Link lives in a shabby trailer (not unlike Martin Riggs!) and works as a tattoo artist.  On the walls of his trailer are posters for his lost child.  Clearly, he misses her badly and wants to get back to her.

Meanwhile, we catch up on Link’s daughter, Lydia (Erin Moriarty) and find she’s mixed up with the wrong crowd.  They’re a group of violent, drug dealing Mexican traffickers who are in the process of strong-arming (and killing) people who worked for them.  Lydia can’t handle the scene and, accidentally, shoots her boyfriend and flees his violent friends.

Having no one to turn to, she calls Link and asks for some money so she can disappear.  Link hurries to get her but soon enough he’s confronting the violent Mexican traffickers as well as the police while trying to save his daughter’s life.

As mentioned above, Blood Father is a low budget “B” action film and I suspect if it wasn’t for Mel Gibson’s presence, and pretty damn good acting, the film might easily have disappeared without much of a trace.  Mind you, the way it was handled by the studios did a pretty good job in burying it anyway (I heard almost nothing about the film until it was available on VOD), so any success the movie has -modest though it likely was- is a testament to the quality of the film alone.

And there is quality here.

For most of the film’s run I enjoyed the movie, though I have to admit I groaned more than a little at the way Lydia allowed the bad guys to track her (Come on, girl, its understandable your old man doesn’t know about modern technology but don’t you know Apple iPhones can be tracked?!).

Anyway, regardless of this, the film moved along well and the action sequences were tightly cut, exciting, and never over the top.  There is even one action sequence involving Mel on a motorcycle that echoed Mad Max in the very best way possible and was, to me, the highlight of the film.

But having said all that, the film did have issues.

The biggest flaw, to me was the casting of Ms. Moriarty in the role of Lydia.  Don’t get me wrong, Ms. Moriarty is a damn fine actress.  I think she played her role as well as she could.  But she just didn’t fit the part of a drug snorting/boozing runaway who was at the edge of a precipice and coming down the drugs/booze while in the care of her father.  In this movie she’s supposed to be a young version of Link, something her father is all too painfully aware of so he hopes to clean her up and offers her something he never had: A second chance.

Again, Ms.
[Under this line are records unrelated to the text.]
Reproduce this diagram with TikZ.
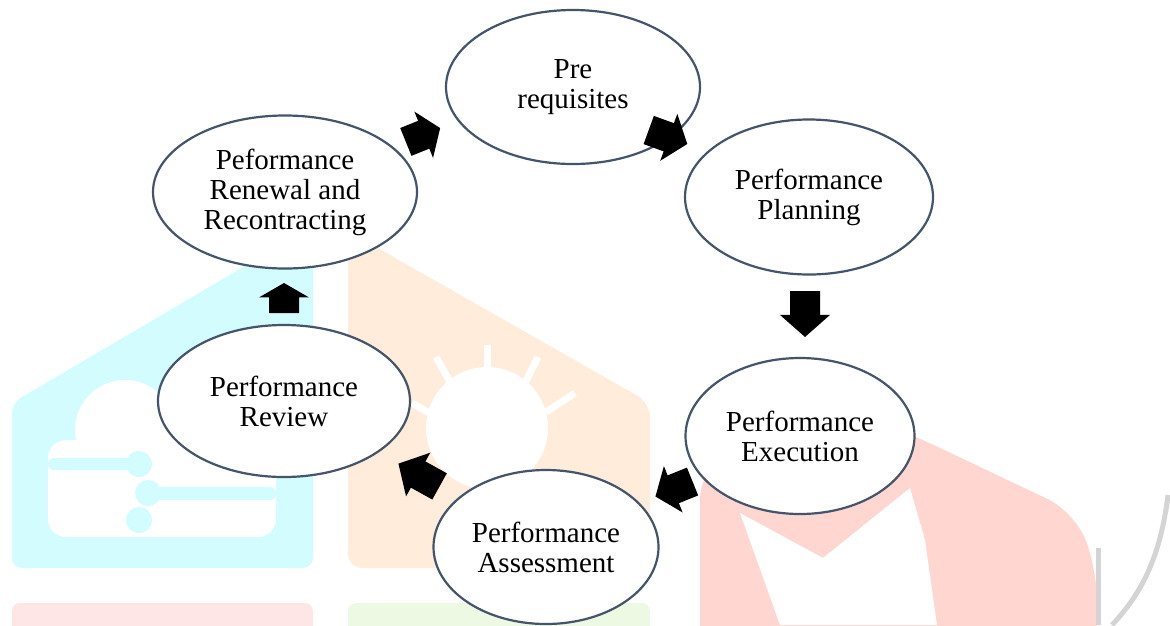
\documentclass[tikz,border=0pt]{standalone}
\usepackage{fontspec}
\setmainfont{Liberation Serif}
\usetikzlibrary{shapes.geometric}
\definecolor{edgec}{RGB}{68,84,106}
\definecolor{wcyan}{RGB}{210,252,255}
\definecolor{worange}{RGB}{255,236,218}
\definecolor{wred}{RGB}{255,214,208}
\definecolor{wpink}{RGB}{255,230,230}
\definecolor{wgreen}{RGB}{238,249,228}
\definecolor{wgrey}{RGB}{212,212,212}
\newcommand\blockarr[4]{%
  \fill[black, shift={(#1,#2)}, rotate=#3]
    ({-#4/2},-15) -- ({0.02*#4},-15) -- ({0.02*#4},-25) -- ({#4/2},0)
    -- ({0.02*#4},25) -- ({0.02*#4},15) -- ({-#4/2},15) -- cycle;}
\begin{document}
\begin{tikzpicture}[x=1pt,y=-1pt,
  stage/.style={ellipse, draw=edgec, line width=2.2pt, fill=white, inner sep=0pt,
    align=center, font=\fontsize{29}{30}\selectfont}]
\useasboundingbox (0,0) rectangle (1170,625);
% ---- faint watermark ----
\fill[wcyan, rounded corners=10pt] (12,403) -- (313,226) -- (313,568) -- (12,568) -- cycle;
\fill[white, rounded corners=18pt] (48,440) rectangle (276,537);
\fill[white] (125,430) circle (50);
\fill[wcyan, rounded corners=6pt] (48,458) rectangle (132,470);
\fill[wcyan] (139,464) circle (13);
\fill[wcyan, rounded corners=6pt] (150,487) rectangle (276,500);
\fill[wcyan] (148,493) circle (13);
\fill[wcyan] (139,520) circle (13);
\fill[worange, rounded corners=14pt] (348,231) -- (650,403) -- (650,568) -- (348,568) -- cycle;
\fill[white] (487,428) circle (61);
\begin{scope}[white, line width=7pt]
  \draw (487,345) -- (487,378);
  \draw (436,357) -- (453,387);
  \draw (538,357) -- (523,387);
  \draw (575,393) -- (546,412);
  \draw (412,403) -- (429,413);
\end{scope}
\fill[wred, rounded corners=30pt] (700,470) -- (800,390) -- (917,437) -- (1075,512) -- (1097,570) -- (1097,670) -- (700,670) -- cycle;
\fill[white] (740,513) -- (823,558) -- (910,488) -- (925,540) -- (937,625) -- (780,625) -- cycle;
\draw[wgrey, line width=5pt] (1098,548) -- (1098,625);
\draw[wgrey, line width=5pt] (1168,495) .. controls (1160,560) and (1140,595) .. (1112,625);
\fill[wpink, rounded corners=8pt] (12,603) rectangle (313,640);
\fill[wgreen, rounded corners=8pt] (348,603) rectangle (650,640);
% ---- cycle ----
\node[stage, minimum width=254pt, minimum height=154pt] (e1) at (573,87) {Pre\\requisites};
\node[stage, minimum width=248pt, minimum height=155pt] (e2) at (809,197) {Performance\\Planning};
\node[stage, minimum width=229pt, minimum height=156pt] (e3) at (800,436) {Performance\\Execution};
\node[stage, minimum width=225pt, minimum height=154pt] (e4) at (546,547) {Performance\\Assessment};
\node[stage, minimum width=252pt, minimum height=152pt] (e5) at (284,401) {Performance\\Review};
\node[stage, minimum width=264pt, minimum height=153pt] (e6) at (285,192) {Peformance\\Renewal and\\Recontracting};
% ---- block arrows ----
\blockarr{423}{135}{22}{37}
\blockarr{668}{137}{-20}{41}
\blockarr{805}{314}{-90}{46}
\blockarr{674}{489}{202}{40}
\blockarr{419}{475}{151}{47}
\blockarr{284}{298}{90}{30}
\end{tikzpicture}
\end{document}
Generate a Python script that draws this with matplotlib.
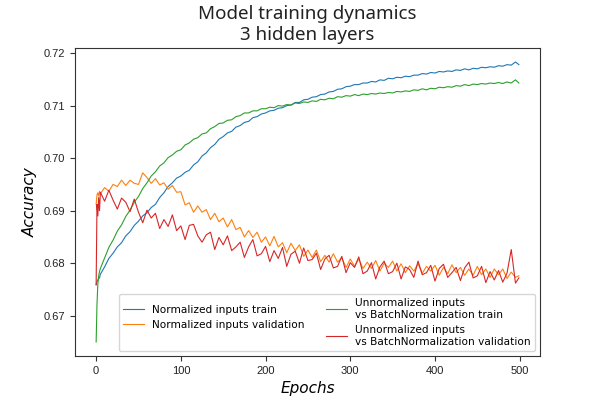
from matplotlib import pyplot as plt
import numpy as np

epochs = [0, 1, 2, 3, 4] + list(range(5, 500, 5)) + [499]

# Normalized inputs train
norm_train = [
    0.6759, 0.6765, 0.6768, 0.6771, 0.6772,
    0.6779, 0.6793, 0.6809, 0.6819, 0.6831, 0.6839, 0.6852, 0.6860, 0.6872, 0.6880,
    0.6890, 0.6896, 0.6906, 0.6912, 0.6925, 0.6934, 0.6946, 0.6953, 0.6962, 0.6966,
    0.6973, 0.6977, 0.6987, 0.6993, 0.7004, 0.7010, 0.7020, 0.7026, 0.7036, 0.7041,
    0.7048, 0.7051, 0.7059, 0.7062, 0.7068, 0.7070, 0.7077, 0.7079, 0.7084, 0.7086,
    0.7090, 0.7091, 0.7095, 0.7096, 0.7100, 0.7101, 0.7106, 0.7106, 0.7111, 0.7112,
    0.7116, 0.7117, 0.7121, 0.7122, 0.7126, 0.7127, 0.7131, 0.7132, 0.7136, 0.7137,
    0.7140, 0.7140, 0.7143, 0.7143, 0.7146, 0.7145, 0.7149, 0.7148, 0.7152, 0.7151,
    0.7154, 0.7153, 0.7156, 0.7155, 0.7158, 0.7158, 0.7161, 0.7160, 0.7163, 0.7162,
    0.7165, 0.7164, 0.7166, 0.7165, 0.7168, 0.7167, 0.7170, 0.7168, 0.7171, 0.7170,
    0.7173, 0.7172, 0.7174, 0.7173, 0.7176, 0.7175, 0.7178, 0.7177, 0.7183, 0.7178,
]

# Normalized inputs validation
norm_val = [
    0.6912, 0.6930, 0.6934, 0.6928, 0.6937,
    0.6932, 0.6944, 0.6937, 0.6950, 0.6946, 0.6958, 0.6948, 0.6958, 0.6952, 0.6950,
    0.6972, 0.6963, 0.6952, 0.6961, 0.6949, 0.6953, 0.6941, 0.6948, 0.6935, 0.6936,
    0.6911, 0.6915, 0.6897, 0.6909, 0.6897, 0.6902, 0.6883, 0.6895, 0.6879, 0.6886,
    0.6869, 0.6883, 0.6864, 0.6868, 0.6850, 0.6862, 0.6849, 0.6859, 0.6840, 0.6850,
    0.6833, 0.6851, 0.6831, 0.6839, 0.6820, 0.6838, 0.6824, 0.6835, 0.6813, 0.6825,
    0.6811, 0.6825, 0.6803, 0.6815, 0.6802, 0.6818, 0.6802, 0.6810, 0.6792, 0.6808,
    0.6794, 0.6808, 0.6790, 0.6802, 0.6790, 0.6805, 0.6785, 0.6800, 0.6792, 0.6804,
    0.6785, 0.6799, 0.6782, 0.6795, 0.6785, 0.6799, 0.6781, 0.6794, 0.6785, 0.6796,
    0.6777, 0.6792, 0.6780, 0.6797, 0.6782, 0.6792, 0.6777, 0.6789, 0.6777, 0.6794,
    0.6778, 0.6789, 0.6773, 0.6789, 0.6778, 0.6789, 0.6771, 0.6783, 0.6773, 0.6776,
]

# Unnormalized inputs vs BatchNormalization train
bn_train = [
    0.6650, 0.6722, 0.6760, 0.6776, 0.6784,
    0.6790, 0.6810, 0.6830, 0.6844, 0.6861, 0.6873, 0.6889, 0.6901, 0.6916, 0.6927,
    0.6942, 0.6953, 0.6966, 0.6974, 0.6985, 0.6991, 0.7001, 0.7006, 0.7013, 0.7016,
    0.7025, 0.7029, 0.7036, 0.7039, 0.7046, 0.7048, 0.7056, 0.7060, 0.7066, 0.7067,
    0.7072, 0.7073, 0.7079, 0.7081, 0.7086, 0.7086, 0.7090, 0.7090, 0.7094, 0.7094,
    0.7097, 0.7096, 0.7100, 0.7099, 0.7102, 0.7101, 0.7105, 0.7104, 0.7107, 0.7106,
    0.7109, 0.7108, 0.7112, 0.7111, 0.7114, 0.7113, 0.7117, 0.7116, 0.7119, 0.7118,
    0.7121, 0.7119, 0.7122, 0.7121, 0.7123, 0.7122, 0.7124, 0.7123, 0.7125, 0.7124,
    0.7127, 0.7126, 0.7128, 0.7127, 0.7130, 0.7129, 0.7132, 0.7130, 0.7133, 0.7132,
    0.7135, 0.7134, 0.7136, 0.7135, 0.7138, 0.7137, 0.7140, 0.7138, 0.7141, 0.7140,
    0.7142, 0.7141, 0.7143, 0.7142, 0.7144, 0.7142, 0.7145, 0.7143, 0.7149, 0.7143,
]

# Unnormalized inputs vs BatchNormalization validation
bn_val = [
    0.6759, 0.6912, 0.6890, 0.6925, 0.6900,
    0.6935, 0.6918, 0.6939, 0.6920, 0.6903, 0.6924, 0.6916, 0.6898, 0.6922, 0.6897,
    0.6877, 0.6901, 0.6886, 0.6895, 0.6866, 0.6883, 0.6870, 0.6892, 0.6862, 0.6871,
    0.6845, 0.6872, 0.6874, 0.6852, 0.6840, 0.6854, 0.6859, 0.6826, 0.6849, 0.6835,
    0.6852, 0.6824, 0.6831, 0.6840, 0.6811, 0.6831, 0.6845, 0.6814, 0.6818, 0.6832,
    0.6803, 0.6824, 0.6809, 0.6830, 0.6794, 0.6817, 0.6823, 0.6800, 0.6829, 0.6805,
    0.6807, 0.6819, 0.6788, 0.6808, 0.6815, 0.6791, 0.6794, 0.6813, 0.6782, 0.6801,
    0.6792, 0.6812, 0.6780, 0.6785, 0.6801, 0.6770, 0.6793, 0.6804, 0.6780, 0.6784,
    0.6800, 0.6770, 0.6793, 0.6788, 0.6773, 0.6804, 0.6778, 0.6782, 0.6796, 0.6766,
    0.6790, 0.6798, 0.6773, 0.6782, 0.6792, 0.6767, 0.6791, 0.6802, 0.6772, 0.6776,
    0.6794, 0.6763, 0.6784, 0.6768, 0.6786, 0.6764, 0.6781, 0.6826, 0.6762, 0.6772,
]

fig, ax = plt.subplots(figsize=(6, 4), dpi=100)
ax.plot(epochs, norm_train, color='tab:blue', lw=0.8, label='Normalized inputs train')
ax.plot(epochs, norm_val, color='tab:orange', lw=0.8, label='Normalized inputs validation')
ax.plot(epochs, bn_train, color='tab:green', lw=0.8, label='Unnormalized inputs\nvs BatchNormalization train')
ax.plot(epochs, bn_val, color='tab:red', lw=0.8, label='Unnormalized inputs\nvs BatchNormalization validation')

ax.set_title("Model training dynamics\n3 hidden layers", fontsize=13.5, family='Noto Sans', color='#222222')
ax.set_xlabel("Epochs", fontsize=11, style='italic')
ax.set_ylabel("Accuracy", fontsize=11, style='italic')
ax.set_yticks([0.67, 0.68, 0.69, 0.70, 0.71, 0.72])
ax.set_yticklabels(['0.67', '0.68', '0.69', '0.70', '0.71', '0.72'])
for lab in ax.get_xticklabels() + ax.get_yticklabels():
    lab.set_family('Liberation Sans')
    lab.set_fontsize(8)
for sp in ax.spines.values():
    sp.set_color('#333333')
ax.tick_params(colors='#333333', labelcolor='#222222')

ax.legend(loc='lower right', ncol=2, fontsize=7.55, framealpha=0.8)
plt.savefig('out.png', dpi=100)
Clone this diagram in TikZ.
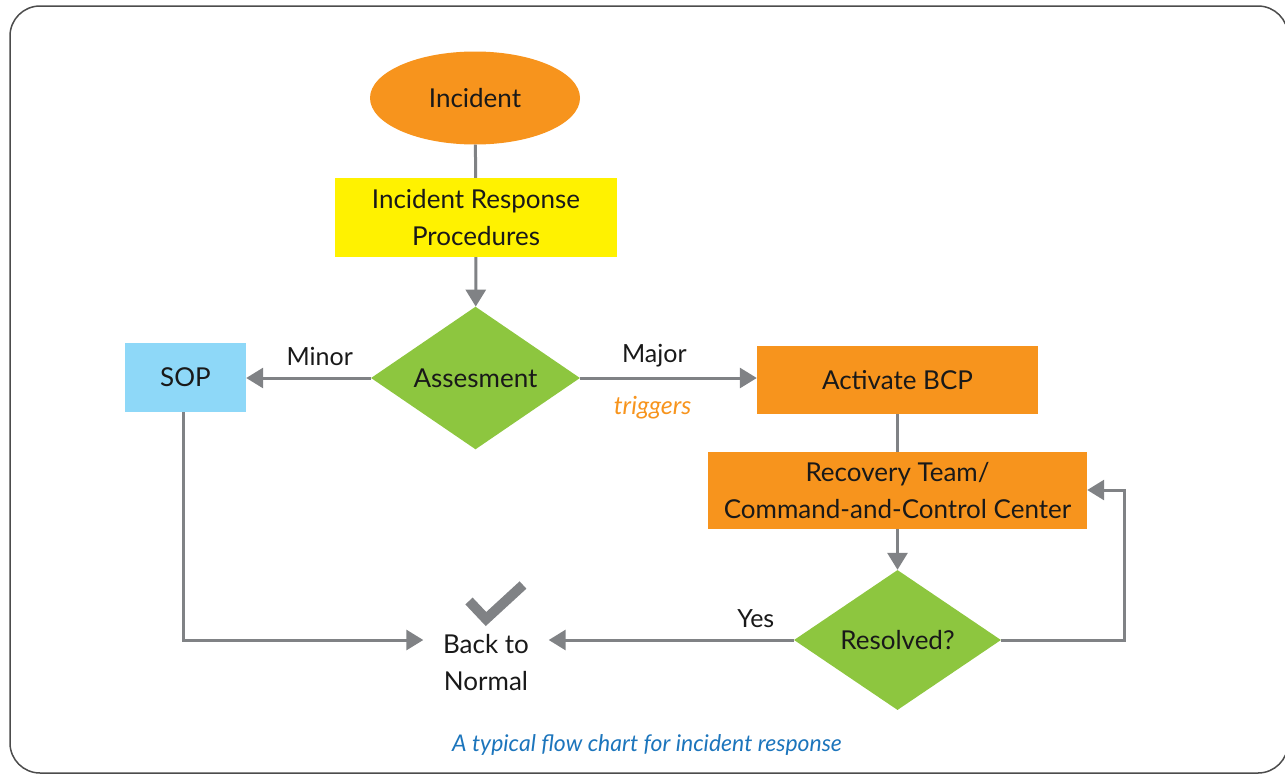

Moriarty, IMHO, is a good actress but she looked a little too “clean” for this role and I found it hard to believe she was someone who lived on the streets for several years before returning to her father.

However, this was a minor problem compared to the movie’s climax, which for me was something of an abrupt dud.

As I said before, this was a low budget film and the climax of the movie makes that all too clear.  The final shootout proved to be the film’s least exciting action sequence, and it boggles my mind that was the case.  There was little tension and a resolution that felt hurried and, ultimately, hurt the film more than the miscasting of Ms. Moriarty.

Sadly, one can have 3/4ths of a damn good film ruined by the last 1/4ths.  While I don’t believe the lame ending of Blood Father completely wiped the film out, it took all that good will and, unfortunately, squandered it in a less than exciting shootout.

I truly, truly wish the film had done something a little better here.

Regardless, while Blood Father may have its flaws, it is an exciting (for the most part) film that features Mel Gibson in a familiar type role, one that he handles quite well.  Considering some of the other “geriatric” action films of late, even with its missteps Blood Father is worth a look see.